I'd be very curious to see a study seeing if this did actually impact what gender people think of examples by default. Note that there have been studies showing that kids are more likely to think of a "fireman" as male than a "firefighter" and for similar roles, but I'm not aware of any such study for pronouns. I suspect you'd have the same result.

Comment author: TheOtherDave 16 April 2011 03:40:47AM 4 points [-]

I'm not a statistically significant study, but given "The agent's husband stood up from the table," I would expect pretty much everyone to assume without much effort that the agent was female, but given "The agent led his husband onto the dance floor," I'd expect most people to become confused, and some to assume a gay male agent, and very few to assume a female agent.
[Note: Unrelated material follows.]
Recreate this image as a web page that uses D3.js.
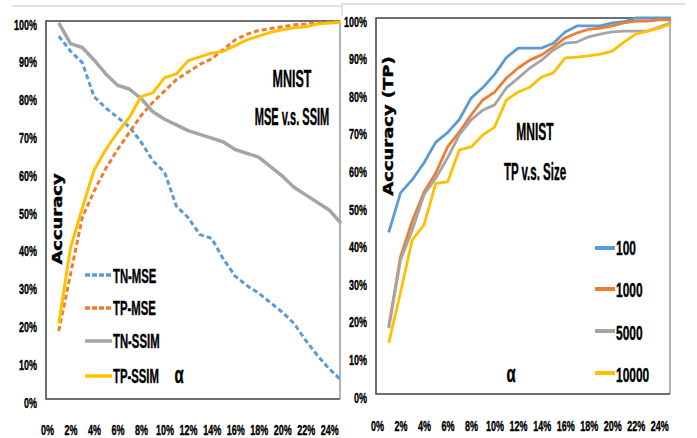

That suggests that the "his" gets treated as evidence of the referent's masculinity strong enough to override a strong prior in the other direction.

Comment author: pertinaciousfox 16 March 2015 12:11:01PM 0 points [-]

My predisposition to assume that an agent is male is stronger than my predisposition to assume heteronormative relationships. My immediate reaction to the sentence, "The agent's husband stood up from the table" was to suppose a male agent with a male spouse. But I'm probably unusual in this regard.

Comment author: JoshuaZ 16 April 2011 03:45:05AM 0 points [-]

I agree with your analysis but I'd like to see some form of formal study confirm it.